Для португальцев заморские земли имели особую цену. Туда можно было поехать, чтобы попытаться начать новую жизнь, там делались состояния, там воплощались мечты, там белые были хозяевами. Там не было такого сильного социального расслоения, нравы были проще и свободней.
Вот как накануне «Революции гвоздик» в последней телепередаче «Семейные беседы» объяснял причину невозможности расстаться с колониями Марселу Каэтану: «Речь не идет о недавно приобретенных территориях, где полдюжины функционеров и предпринимателей эксплуатируют порабощенные древние нации, но о больших регионах, открытых португальцами пять веков назад. Они были освоены сначала на побережье, откуда влияние распространилось на обширные безлюдные или почти безлюдные внутренние районы, по которым бродили дикие племена, условия существования которых были самыми примитивными. Это Португалия сделала Анголу. Это Португалия создала Мозамбик. И в этих двух больших провинциях поселились тысячи семей, которые принесли туда цивилизованные концепции и технику, устроили фазенды, учредили промышленность, провели дороги, укротили реки, возвели современные города, ставшие гордостью Португалии и Африки»[361].
Теперь к власти пришли национально-освободительные движения, против которых колонизаторы почти полтора десятилетия вели войну. Прежняя жизнь стала невозможной. На историческую родину хлынули потоки беженцев.
За год число реторнадуш (возвращенцев) превысило полмиллиона. Для страны с 10-миллионым населением столь массовый исход стал тяжелейшим испытанием. Больше половины прибыли из Анголы, где обстановка деградировала особенно быстро и с каждым месяцем росла вероятность расставания не только с имуществом, но и с жизнью.
Озлобленные беженцы, побросавшие в колониях имения, дома, машины, слуг, нуждались в материальной помощи и трудоустройстве. Эту задачу взяло на себя государство. Оно их кормило, одевало, выделяло деньги на аренду жилья, помогало влиться в общество через созданный в марте 1975 года Институт поддержки возвращения граждан.
Невзирая на помощь, «возвращенцы» ненавидели ДВС, считали «капитанов апреля» предателями родины. Бывшие колонисты стали опорой правых партий: Народно-демократической и особенно основанного в июле 1974 года национал-консервативного Социально-демократического центра, в рядах которого состояли сторонники режима Салазара — Каэтану.
Серьезным вызовом было сокращение численности армии, непомерно разросшейся в ходе колониальных войн. Она насчитывала 217 тысяч военнослужащих, 179 тысяч из которых служили в сухопутных войсках, а остальные — в военно-морских и военно-воздушных силах.

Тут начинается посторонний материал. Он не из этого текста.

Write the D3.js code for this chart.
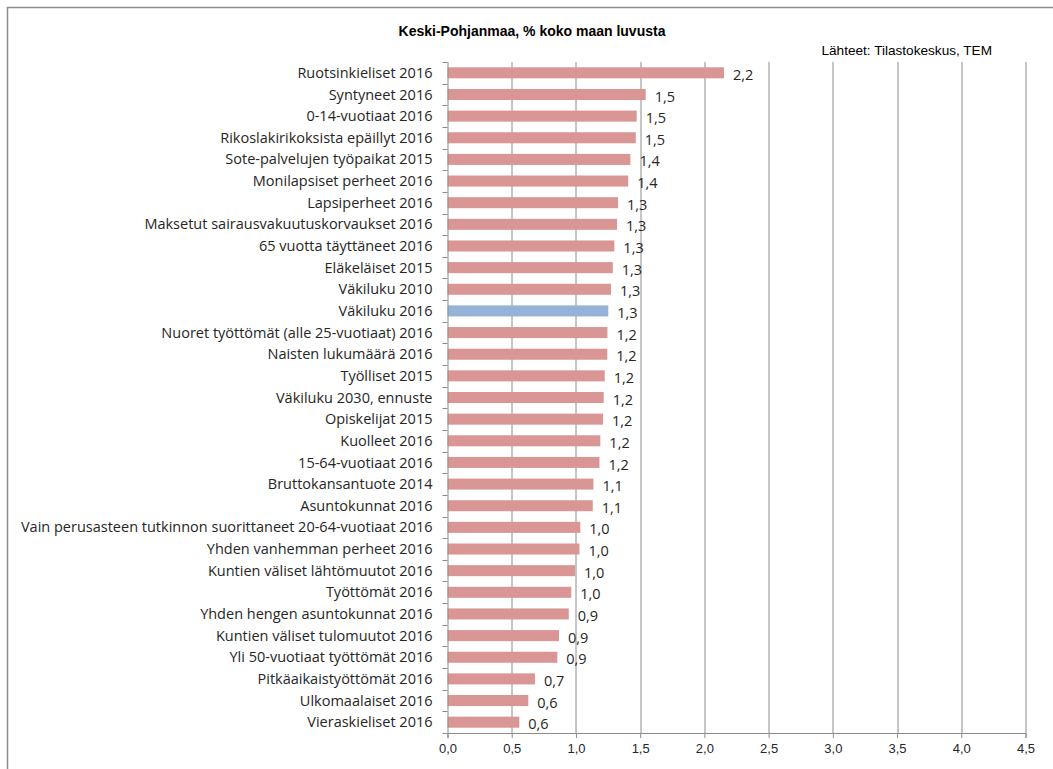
<!DOCTYPE html>
<html>
<head>
<meta charset="utf-8">
<script src="https://cdn.jsdelivr.net/npm/d3@7"></script>
<style>
  html, body { margin: 0; padding: 0; background: #fff; }
  svg { display: block; }
  text { font-family: "Liberation Sans", Arial, sans-serif; fill: #262626; }
  .cat, .val { font-family: "Open Sans", "Liberation Sans", sans-serif; }
</style>
</head>
<body>
<svg id="chart" width="1053" height="769"></svg>
<script>
// Keski-Pohjanmaa, share of the whole country (%)
const categories = [
  "Ruotsinkieliset 2016",
  "Syntyneet 2016",
  "0-14-vuotiaat 2016",
  "Rikoslakirikoksista epäillyt 2016",
  "Sote-palvelujen työpaikat 2015",
  "Monilapsiset perheet 2016",
  "Lapsiperheet 2016",
  "Maksetut sairausvakuutuskorvaukset 2016",
  "65 vuotta täyttäneet 2016",
  "Eläkeläiset 2015",
  "Väkiluku 2010",
  "Väkiluku 2016",
  "Nuoret työttömät (alle 25-vuotiaat) 2016",
  "Naisten lukumäärä 2016",
  "Työlliset 2015",
  "Väkiluku 2030, ennuste",
  "Opiskelijat 2015",
  "Kuolleet 2016",
  "15-64-vuotiaat 2016",
  "Bruttokansantuote 2014",
  "Asuntokunnat 2016",
  "Vain perusasteen tutkinnon suorittaneet 20-64-vuotiaat 2016",
  "Yhden vanhemman perheet 2016",
  "Kuntien väliset lähtömuutot 2016",
  "Työttömät 2016",
  "Yhden hengen asuntokunnat 2016",
  "Kuntien väliset tulomuutot 2016",
  "Yli 50-vuotiaat työttömät 2016",
  "Pitkäaikaistyöttömät 2016",
  "Ulkomaalaiset 2016",
  "Vieraskieliset 2016"
];
const shares = [
  2.153, 1.543, 1.473, 1.466, 1.424, 1.407, 1.328, 1.320, 1.299, 1.287,
  1.273, 1.252, 1.245, 1.244, 1.224, 1.216, 1.211, 1.190, 1.183, 1.136,
  1.131, 1.034, 1.027, 0.993, 0.964, 0.944, 0.868, 0.855, 0.681, 0.629,
  0.559
];
const highlighted = ["Väkiluku 2016"];
const xTicks = [0, 0.5, 1, 1.5, 2, 2.5, 3, 3.5, 4, 4.5];
const titleText = "Keski-Pohjanmaa, % koko maan luvusta";
const sourceText = "Lähteet: Tilastokeskus, TEM";

const rows = categories.map((c, i) => ({ name: c, value: shares[i] }));

const svg = d3.select("#chart");
const margin = { top: 62, left: 447.5, right: 27.5, bottom: 36 };
const W = 1053, H = 769;
const plotW = W - margin.left - margin.right;
const plotH = 733 - margin.top;

const fmt = v => d3.format(".1f")(v).replace(".", ",");

// outer chart frame
svg.append("path")
  .attr("d", `M7.5,${H} V7.5 H${W}`)
  .attr("fill", "none").attr("stroke", "#8c8c8c").attr("stroke-width", 1.5);

svg.append("text")
  .attr("x", 532).attr("y", 36)
  .attr("text-anchor", "middle")
  .style("font-size", "14px").style("font-weight", "bold")
  .style("fill", "#000")
  .text(titleText);

svg.append("text")
  .attr("x", 992).attr("y", 55)
  .attr("text-anchor", "end")
  .style("font-size", "13.6px")
  .style("fill", "#000")
  .text(sourceText);

const g = svg.append("g").attr("transform", `translate(${margin.left},${margin.top})`);

const x = d3.scaleLinear().domain([0, 4.5]).range([0, plotW]);
const y = d3.scaleBand().domain(categories).range([0, plotH]).paddingInner(0.49).paddingOuter(0.245);

// vertical gridlines
g.append("g").selectAll("line").data(xTicks.slice(1)).join("line")
  .attr("x1", d => Math.round(x(d)) + 0.5).attr("x2", d => Math.round(x(d)) + 0.5)
  .attr("y1", 0).attr("y2", plotH)
  .attr("stroke", "#8c8c8c").attr("stroke-width", 1);

// bars
g.append("g").selectAll("rect").data(rows).join("rect")
  .attr("x", x(0))
  .attr("y", d => y(d.name))
  .attr("width", d => x(d.value) - x(0))
  .attr("height", y.bandwidth())
  .attr("fill", d => highlighted.includes(d.name) ? "#95b3d7" : "#d99694");

// value labels
g.append("g").selectAll("text").data(rows).join("text")
  .attr("class", "val")
  .attr("x", d => x(d.value) + 9)
  .attr("y", d => y(d.name) + y.bandwidth() / 2 + 2)
  .attr("dy", "0.35em")
  .style("font-size", "14.5px")
  .text(d => fmt(d.value));

// x axis
const xAxis = g.append("g")
  .attr("transform", `translate(0,${plotH})`)
  .call(d3.axisBottom(x).tickValues(xTicks).tickSize(5).tickPadding(6).tickFormat(fmt));
xAxis.select(".domain").attr("stroke", "#8c8c8c");
xAxis.selectAll(".tick line").attr("stroke", "#8c8c8c");
xAxis.selectAll("text").style("font-size", "13px").style("font-family", "Liberation Sans, Arial, sans-serif").attr("fill", "#262626");

// y axis: category labels with tick marks at band boundaries
const yAxis = g.append("g");
yAxis.append("line")
  .attr("x1", 0.5).attr("x2", 0.5).attr("y1", 0).attr("y2", plotH)
  .attr("stroke", "#8c8c8c");
yAxis.selectAll("line.tk").data(d3.range(categories.length + 1)).join("line")
  .attr("class", "tk")
  .attr("x1", -5).attr("x2", 0)
  .attr("y1", i => Math.round(i * plotH / categories.length) + 0.5)
  .attr("y2", i => Math.round(i * plotH / categories.length) + 0.5)
  .attr("stroke", "#8c8c8c");
yAxis.selectAll("text").data(categories).join("text")
  .attr("class", "cat")
  .attr("x", -15)
  .attr("y", d => y(d) + y.bandwidth() / 2)
  .attr("dy", "0.35em")
  .attr("text-anchor", "end")
  .style("font-size", "14.5px")
  .text(d => d);
</script>
</body>
</html>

Еще почти 10 тысяч состояли в Национальной гвардии[362]. По отношению к численности населения это больше, чем состояло в вооруженных силах Великобритании или Франции во время их колониальных кампаний или в армии США в период войны во Вьетнаме.
ДВС представляло только часть армии, поэтому выполнять роль гаранта необратимости революции движению было непросто. Для укрепления контроля над вооруженными силами, обеспечения в стране общественного порядка и противодействия возможным попыткам переворота ДВС в июле 1974 года создало новый орган — Оперативное командование на континенте (Копкон). В его состав вошли десантники, морские пехотинцы и другие боеспособные части. Возглавил Копкон герой «Революции гвоздик» Отелу де Карвалью, который из майора сразу был повышен до бригадного генерала. Кроме того, он стал командующим столичным военным округом.
Копкон, состоявший из частей, где было сильно влияние левой и ультралевой фракций ДВС, появился неспроста. Обстановка обострялась на глазах. Партии вели ожесточенную борьбу за электорат, профсоюзы объявляли стачку за стачкой, выводили тысячи людей на манифестации и митинги.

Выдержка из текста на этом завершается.